By Madeline MacClurg
Photo by Patrick Smith
Recently, a few tour players have been experimenting with longer driver shafts in an attempt to increase their swing speed and distance off the tee. Dylan Frittelli, in the top five after 54 holes at the 2020 Masters, credited a longer driver for boosting his speed over the past couple of months.
Of course, Bryson DeChambeau declared his desire to put a 48-inch driver in play, and Phil Mickelson and Adam Scott made the switch for Augusta National.
Everyone wants to hit it further, so whenever we see equipment trends like this, it always begs the question, should amateurs try it, too?

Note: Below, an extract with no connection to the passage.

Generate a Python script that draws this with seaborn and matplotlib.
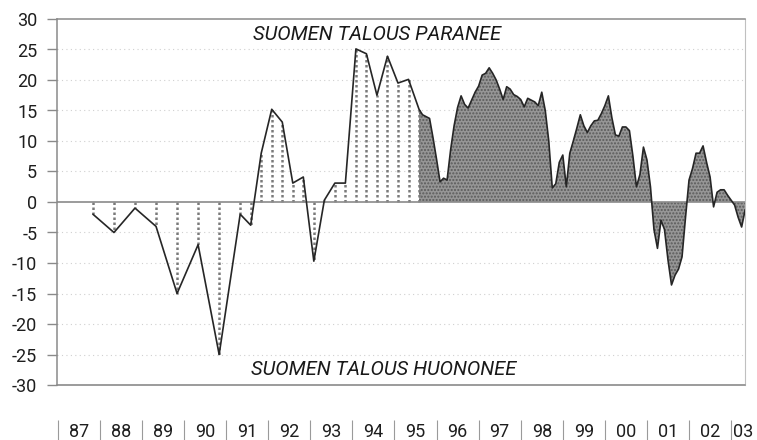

We asked Jordan Dempsey, one of Golf Digest’s Best Young Teachers, and Golf Digest equipment experts Mike Johnson and Mike Stachura, whether it’s a switch golfers should consider.
“We’ve done several “longer” driver tests over the years. The results consistently showed the longest distances come from the longest shafts, but they don’t come that often.” Stachura says.

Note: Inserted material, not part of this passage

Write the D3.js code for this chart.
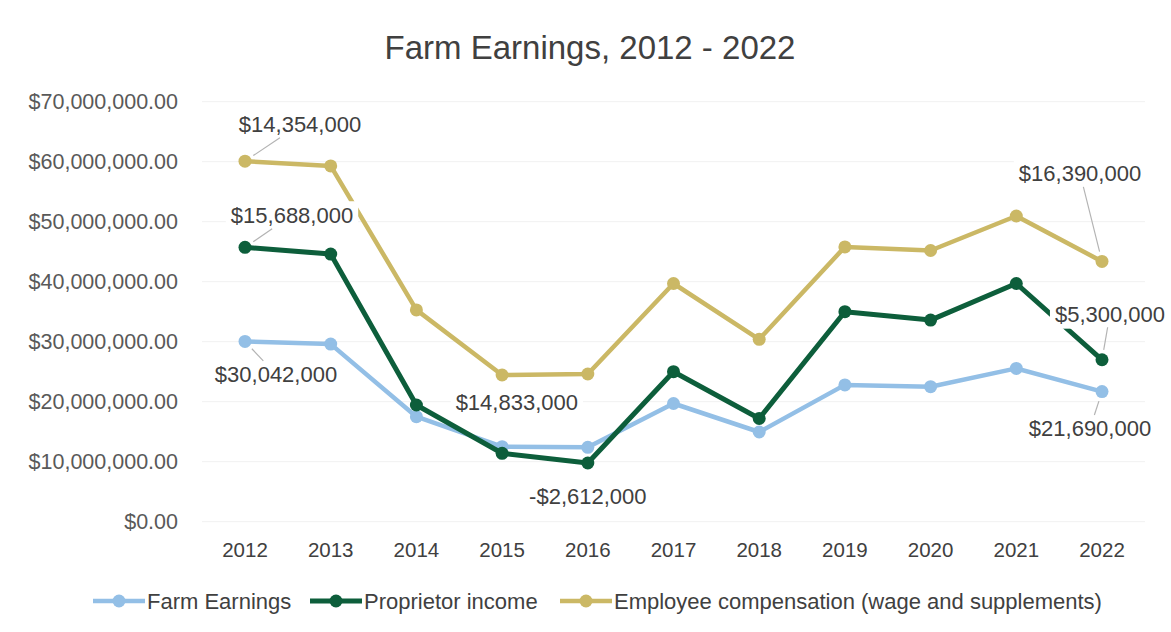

Lengthening your driver shaft might sound like a quick and easy way to add 20 yards to your tee ball, but it’s generally a bad idea for average golfers.
“Shaft length is personal, very much swing-type related.” Stachura explains, “Look at the number of LPGA players whose more languid, flowing swing tempos can take advantage of longer shafts and produce more clubhead speed.” However, most golfers are quick from the top, so using a longer shaft would actually make it more difficult to find the center of the clubface and have consistent contact.
That’s why Stachura suggests a clubfitting to find your optimal specs.
“A good fitter will see at what length you’re hitting the center of the face most often. That’s where smash factor is very important (the ratio of ball speed to clubhead speed).” Stachura says.
Sometimes, a slower swing speed produces more distance because you’re impacting the area around the center of the face more often and taking advantage of the most powerful part of the driver. “In other words, the clubhead speed you might be able to gain from a longer shaft only matters if you’re generating the maximum possible ball speed.” he explains.
Dempsey agrees that a longer shaft is not the way to go for most golfers because it’s harder to control, and average golfers will struggle to make consistent contact.
Instead of trying to find a quick fix, he says to focus on your contact because most players don’t utilise the center of the clubface and miss out on distance because of it.
“Better contact will not only help you hit it further off the tee, but you’ll also have more accuracy and control.” Dempsey explains.